*Do this*.
Write out the whole listing exactly as it stands.

##### Material

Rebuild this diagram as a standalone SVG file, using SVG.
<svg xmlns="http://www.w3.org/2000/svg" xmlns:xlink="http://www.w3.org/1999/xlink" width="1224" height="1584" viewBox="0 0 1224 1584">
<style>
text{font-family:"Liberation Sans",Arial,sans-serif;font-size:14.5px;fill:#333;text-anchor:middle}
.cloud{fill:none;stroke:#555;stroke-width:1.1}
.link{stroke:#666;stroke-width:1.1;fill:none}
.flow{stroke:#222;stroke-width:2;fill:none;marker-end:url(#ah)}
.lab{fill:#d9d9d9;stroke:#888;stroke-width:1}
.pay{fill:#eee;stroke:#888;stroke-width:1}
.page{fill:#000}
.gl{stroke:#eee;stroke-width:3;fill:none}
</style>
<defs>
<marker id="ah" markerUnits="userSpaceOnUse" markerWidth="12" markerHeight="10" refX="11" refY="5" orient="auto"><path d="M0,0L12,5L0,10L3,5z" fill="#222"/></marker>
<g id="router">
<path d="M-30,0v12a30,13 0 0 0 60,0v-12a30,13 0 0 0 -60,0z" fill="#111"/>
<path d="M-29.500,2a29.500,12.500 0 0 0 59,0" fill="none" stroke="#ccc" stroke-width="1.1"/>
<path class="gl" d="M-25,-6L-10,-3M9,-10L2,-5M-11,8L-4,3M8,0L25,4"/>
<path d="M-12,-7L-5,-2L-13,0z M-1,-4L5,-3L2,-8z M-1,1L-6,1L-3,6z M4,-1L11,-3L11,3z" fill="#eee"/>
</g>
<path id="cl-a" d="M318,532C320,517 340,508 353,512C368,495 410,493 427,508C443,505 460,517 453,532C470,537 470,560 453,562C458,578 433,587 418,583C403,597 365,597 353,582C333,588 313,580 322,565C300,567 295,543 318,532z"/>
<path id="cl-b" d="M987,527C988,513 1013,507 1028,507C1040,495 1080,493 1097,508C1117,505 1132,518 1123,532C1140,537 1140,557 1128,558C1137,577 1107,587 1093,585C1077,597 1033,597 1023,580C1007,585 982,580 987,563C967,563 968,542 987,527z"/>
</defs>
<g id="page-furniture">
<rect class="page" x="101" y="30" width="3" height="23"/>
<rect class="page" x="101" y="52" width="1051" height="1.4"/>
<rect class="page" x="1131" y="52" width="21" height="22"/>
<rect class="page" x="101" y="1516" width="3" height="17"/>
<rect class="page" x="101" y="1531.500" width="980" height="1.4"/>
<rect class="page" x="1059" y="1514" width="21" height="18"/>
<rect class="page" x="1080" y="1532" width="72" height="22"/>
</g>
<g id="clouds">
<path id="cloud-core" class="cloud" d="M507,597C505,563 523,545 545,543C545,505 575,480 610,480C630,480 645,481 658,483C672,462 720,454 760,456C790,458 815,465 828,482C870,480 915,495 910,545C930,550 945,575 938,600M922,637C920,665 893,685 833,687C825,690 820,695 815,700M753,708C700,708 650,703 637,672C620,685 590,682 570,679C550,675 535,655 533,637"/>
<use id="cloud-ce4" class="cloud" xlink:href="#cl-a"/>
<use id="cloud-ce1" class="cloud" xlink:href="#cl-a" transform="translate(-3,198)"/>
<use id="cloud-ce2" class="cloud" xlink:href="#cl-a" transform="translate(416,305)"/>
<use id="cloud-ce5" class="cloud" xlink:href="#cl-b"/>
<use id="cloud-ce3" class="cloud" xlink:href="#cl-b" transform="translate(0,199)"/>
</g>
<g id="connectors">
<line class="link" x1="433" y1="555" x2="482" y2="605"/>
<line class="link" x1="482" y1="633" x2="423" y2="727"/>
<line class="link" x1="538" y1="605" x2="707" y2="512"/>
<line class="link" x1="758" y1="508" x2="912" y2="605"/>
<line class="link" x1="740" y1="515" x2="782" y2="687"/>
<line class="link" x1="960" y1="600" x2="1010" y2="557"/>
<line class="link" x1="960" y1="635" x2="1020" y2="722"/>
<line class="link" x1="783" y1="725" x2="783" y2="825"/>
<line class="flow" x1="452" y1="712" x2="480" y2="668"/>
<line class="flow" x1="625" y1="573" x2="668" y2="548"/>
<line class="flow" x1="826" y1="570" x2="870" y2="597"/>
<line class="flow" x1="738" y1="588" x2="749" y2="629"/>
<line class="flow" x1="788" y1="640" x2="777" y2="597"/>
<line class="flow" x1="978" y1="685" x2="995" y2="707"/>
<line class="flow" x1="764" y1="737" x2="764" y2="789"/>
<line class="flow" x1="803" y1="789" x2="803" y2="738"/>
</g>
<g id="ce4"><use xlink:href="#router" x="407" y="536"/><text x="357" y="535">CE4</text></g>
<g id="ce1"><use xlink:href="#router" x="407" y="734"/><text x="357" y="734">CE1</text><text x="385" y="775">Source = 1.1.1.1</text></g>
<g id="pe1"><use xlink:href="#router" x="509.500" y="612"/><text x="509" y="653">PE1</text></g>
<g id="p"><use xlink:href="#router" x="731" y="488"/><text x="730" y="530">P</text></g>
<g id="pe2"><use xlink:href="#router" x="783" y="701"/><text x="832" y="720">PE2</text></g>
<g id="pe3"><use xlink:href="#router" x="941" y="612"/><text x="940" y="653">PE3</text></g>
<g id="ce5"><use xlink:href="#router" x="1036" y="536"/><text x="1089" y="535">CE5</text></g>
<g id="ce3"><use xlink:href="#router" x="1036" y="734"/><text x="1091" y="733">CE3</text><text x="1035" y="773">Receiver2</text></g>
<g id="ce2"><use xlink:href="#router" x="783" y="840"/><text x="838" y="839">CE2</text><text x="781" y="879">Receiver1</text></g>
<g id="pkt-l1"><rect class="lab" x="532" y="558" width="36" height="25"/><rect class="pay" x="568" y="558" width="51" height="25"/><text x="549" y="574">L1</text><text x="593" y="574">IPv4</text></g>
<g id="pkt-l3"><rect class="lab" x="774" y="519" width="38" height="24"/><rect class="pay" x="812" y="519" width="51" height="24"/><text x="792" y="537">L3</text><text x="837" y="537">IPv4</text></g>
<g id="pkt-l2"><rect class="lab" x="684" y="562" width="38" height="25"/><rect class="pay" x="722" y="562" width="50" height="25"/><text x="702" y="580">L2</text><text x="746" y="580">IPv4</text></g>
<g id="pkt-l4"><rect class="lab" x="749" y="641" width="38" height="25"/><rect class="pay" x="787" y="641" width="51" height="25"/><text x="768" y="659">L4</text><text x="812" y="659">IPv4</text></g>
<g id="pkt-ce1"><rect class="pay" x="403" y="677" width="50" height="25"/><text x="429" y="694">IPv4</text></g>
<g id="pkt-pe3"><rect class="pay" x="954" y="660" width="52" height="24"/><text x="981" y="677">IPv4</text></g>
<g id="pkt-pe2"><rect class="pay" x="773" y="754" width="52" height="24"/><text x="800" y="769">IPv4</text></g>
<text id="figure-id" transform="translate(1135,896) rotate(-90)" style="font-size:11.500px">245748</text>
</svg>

##########

*Response*.
Rebuild this diagram as a standalone SVG file, using SVG.
<svg xmlns="http://www.w3.org/2000/svg" xmlns:xlink="http://www.w3.org/1999/xlink" width="1224" height="1584" viewBox="0 0 1224 1584">
<style>
text{font-family:"Liberation Sans",Arial,sans-serif;font-size:14.5px;fill:#333;text-anchor:middle}
.cloud{fill:none;stroke:#555;stroke-width:1.1}
.link{stroke:#666;stroke-width:1.1;fill:none}
.flow{stroke:#222;stroke-width:2;fill:none;marker-end:url(#ah)}
.lab{fill:#d9d9d9;stroke:#888;stroke-width:1}
.pay{fill:#eee;stroke:#888;stroke-width:1}
.page{fill:#000}
.gl{stroke:#eee;stroke-width:3;fill:none}
</style>
<defs>
<marker id="ah" markerUnits="userSpaceOnUse" markerWidth="12" markerHeight="10" refX="11" refY="5" orient="auto"><path d="M0,0L12,5L0,10L3,5z" fill="#222"/></marker>
<g id="router">
<path d="M-30,0v12a30,13 0 0 0 60,0v-12a30,13 0 0 0 -60,0z" fill="#111"/>
<path d="M-29.500,2a29.500,12.500 0 0 0 59,0" fill="none" stroke="#ccc" stroke-width="1.1"/>
<path class="gl" d="M-25,-6L-10,-3M9,-10L2,-5M-11,8L-4,3M8,0L25,4"/>
<path d="M-12,-7L-5,-2L-13,0z M-1,-4L5,-3L2,-8z M-1,1L-6,1L-3,6z M4,-1L11,-3L11,3z" fill="#eee"/>
</g>
<path id="cl-a" d="M318,532C320,517 340,508 353,512C368,495 410,493 427,508C443,505 460,517 453,532C470,537 470,560 453,562C458,578 433,587 418,583C403,597 365,597 353,582C333,588 313,580 322,565C300,567 295,543 318,532z"/>
<path id="cl-b" d="M987,527C988,513 1013,507 1028,507C1040,495 1080,493 1097,508C1117,505 1132,518 1123,532C1140,537 1140,557 1128,558C1137,577 1107,587 1093,585C1077,597 1033,597 1023,580C1007,585 982,580 987,563C967,563 968,542 987,527z"/>
</defs>
<g id="page-furniture">
<rect class="page" x="101" y="30" width="3" height="23"/>
<rect class="page" x="101" y="52" width="1051" height="1.4"/>
<rect class="page" x="1131" y="52" width="21" height="22"/>
<rect class="page" x="101" y="1516" width="3" height="17"/>
<rect class="page" x="101" y="1531.500" width="980" height="1.4"/>
<rect class="page" x="1059" y="1514" width="21" height="18"/>
<rect class="page" x="1080" y="1532" width="72" height="22"/>
</g>
<g id="clouds">
<path id="cloud-core" class="cloud" d="M507,597C505,563 523,545 545,543C545,505 575,480 610,480C630,480 645,481 658,483C672,462 720,454 760,456C790,458 815,465 828,482C870,480 915,495 910,545C930,550 945,575 938,600M922,637C920,665 893,685 833,687C825,690 820,695 815,700M753,708C700,708 650,703 637,672C620,685 590,682 570,679C550,675 535,655 533,637"/>
<use id="cloud-ce4" class="cloud" xlink:href="#cl-a"/>
<use id="cloud-ce1" class="cloud" xlink:href="#cl-a" transform="translate(-3,198)"/>
<use id="cloud-ce2" class="cloud" xlink:href="#cl-a" transform="translate(416,305)"/>
<use id="cloud-ce5" class="cloud" xlink:href="#cl-b"/>
<use id="cloud-ce3" class="cloud" xlink:href="#cl-b" transform="translate(0,199)"/>
</g>
<g id="connectors">
<line class="link" x1="433" y1="555" x2="482" y2="605"/>
<line class="link" x1="482" y1="633" x2="423" y2="727"/>
<line class="link" x1="538" y1="605" x2="707" y2="512"/>
<line class="link" x1="758" y1="508" x2="912" y2="605"/>
<line class="link" x1="740" y1="515" x2="782" y2="687"/>
<line class="link" x1="960" y1="600" x2="1010" y2="557"/>
<line class="link" x1="960" y1="635" x2="1020" y2="722"/>
<line class="link" x1="783" y1="725" x2="783" y2="825"/>
<line class="flow" x1="452" y1="712" x2="480" y2="668"/>
<line class="flow" x1="625" y1="573" x2="668" y2="548"/>
<line class="flow" x1="826" y1="570" x2="870" y2="597"/>
<line class="flow" x1="738" y1="588" x2="749" y2="629"/>
<line class="flow" x1="788" y1="640" x2="777" y2="597"/>
<line class="flow" x1="978" y1="685" x2="995" y2="707"/>
<line class="flow" x1="764" y1="737" x2="764" y2="789"/>
<line class="flow" x1="803" y1="789" x2="803" y2="738"/>
</g>
<g id="ce4"><use xlink:href="#router" x="407" y="536"/><text x="357" y="535">CE4</text></g>
<g id="ce1"><use xlink:href="#router" x="407" y="734"/><text x="357" y="734">CE1</text><text x="385" y="775">Source = 1.1.1.1</text></g>
<g id="pe1"><use xlink:href="#router" x="509.500" y="612"/><text x="509" y="653">PE1</text></g>
<g id="p"><use xlink:href="#router" x="731" y="488"/><text x="730" y="530">P</text></g>
<g id="pe2"><use xlink:href="#router" x="783" y="701"/><text x="832" y="720">PE2</text></g>
<g id="pe3"><use xlink:href="#router" x="941" y="612"/><text x="940" y="653">PE3</text></g>
<g id="ce5"><use xlink:href="#router" x="1036" y="536"/><text x="1089" y="535">CE5</text></g>
<g id="ce3"><use xlink:href="#router" x="1036" y="734"/><text x="1091" y="733">CE3</text><text x="1035" y="773">Receiver2</text></g>
<g id="ce2"><use xlink:href="#router" x="783" y="840"/><text x="838" y="839">CE2</text><text x="781" y="879">Receiver1</text></g>
<g id="pkt-l1"><rect class="lab" x="532" y="558" width="36" height="25"/><rect class="pay" x="568" y="558" width="51" height="25"/><text x="549" y="574">L1</text><text x="593" y="574">IPv4</text></g>
<g id="pkt-l3"><rect class="lab" x="774" y="519" width="38" height="24"/><rect class="pay" x="812" y="519" width="51" height="24"/><text x="792" y="537">L3</text><text x="837" y="537">IPv4</text></g>
<g id="pkt-l2"><rect class="lab" x="684" y="562" width="38" height="25"/><rect class="pay" x="722" y="562" width="50" height="25"/><text x="702" y="580">L2</text><text x="746" y="580">IPv4</text></g>
<g id="pkt-l4"><rect class="lab" x="749" y="641" width="38" height="25"/><rect class="pay" x="787" y="641" width="51" height="25"/><text x="768" y="659">L4</text><text x="812" y="659">IPv4</text></g>
<g id="pkt-ce1"><rect class="pay" x="403" y="677" width="50" height="25"/><text x="429" y="694">IPv4</text></g>
<g id="pkt-pe3"><rect class="pay" x="954" y="660" width="52" height="24"/><text x="981" y="677">IPv4</text></g>
<g id="pkt-pe2"><rect class="pay" x="773" y="754" width="52" height="24"/><text x="800" y="769">IPv4</text></g>
<text id="figure-id" transform="translate(1135,896) rotate(-90)" style="font-size:11.500px">245748</text>
</svg>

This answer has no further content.